In a different setting, it's not as clear......
One of the things that makes good programmer full stop is not worrying about trying to measure the imeasurable.
Cheers,
Ian
It compared the lines of code and number of bugs to the salaries. Of course it said it was cheaper to hire a super programmer. But, it found that the only difference between the average programmer and the incompetent programmer was the number of bugs generated, not the lines of code.
People need to be reminded of the high cost of debugging. It takes a long time to track down a bug.
Fight Spammers!
Your manager doesn't care how many lines of code you do or don't write. He doesn't care what those lines do, or how they work. That's because the client or customer doesn't care about those things. All they do care about is features: Did you add what we needed to add today? Did you finish ahead of schedule or behind it? Will we deliver on time or a week later?
Optimize on your own time. All the non-developers care about is what gets into the final product, and if you meet the list of desired features, then you're productive. End of story.
I work on contracts for commercial software and it is amazing how much code people can write and not comment it. I had to change the functionality of some program once and it took me 5 days to write 3 lines of source. Why? Because I had to wade through code with variable names like "int32 data[7];". As a bonus there were hardcoded numbers to the variable. I had to do hex dumps at one point to see where the data was being used and how.
As I shouldn't even have to say... commmenting your code improves productivity A LOT. Some people say you shouldn't comment code in a commercial product because then you can easily be replaced. My response to that is, why don't you do good work then you won't have to worry about being fired?
If I had an employee who's not commenting his code, that means the next coder that tries to change something is going to spend a bunch of completely unproductive days just trying to figure out what's going on. I think I'd fire the employee because of his incompetence and the amount of time/money he going to make me waste.
Outdoor digital photography, mostly in New Engl
Don't get me wrong, commenting your code is a must.
However, I would rather have a programmer who writes easily understood code but doesn't document it well than one who writes well documented but overly complex code.
I've worked on large projects where there was nearly a 1:1 ratio of comments to code, but the comment didn't help you see the big picture because the parts of the application were too far abstracted from reality.
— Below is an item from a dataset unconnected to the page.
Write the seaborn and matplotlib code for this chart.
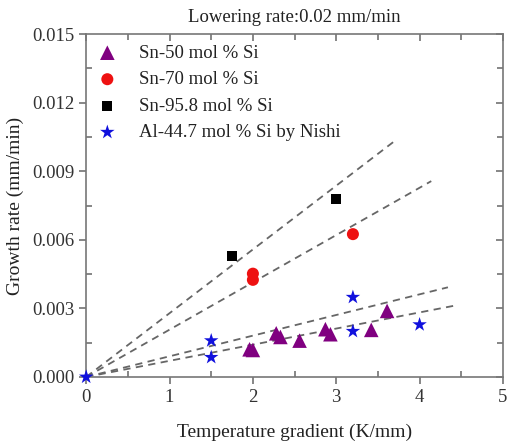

And the code was written in strange ways that made it hard for other people to understand.
In summary, the code can and show be written so that most of it documents itself. If the application is well designed and the code is written well, the need for a lot of in-code commenting goes way down. This is assuming we're not talking about assembler, which in my opinion should have a nearly 1:1 ratio of code/comments.
I've always operated like Ingrid Insightful - I just can't convince managers to agree with me. If I could I'd make mid-day trips down to the Art Institute, or just go for a stroll while thinking about anything but the problem (strangely, the answers always come to me as soon as I get my mind far enough away from the problem that I can see the big picture clearly ... or maybe it's not so strange).
Unfortunatly, I'm doing consulting work and there's something about the client prefering to pay for time on site. Suggestions for beating these concepts into management?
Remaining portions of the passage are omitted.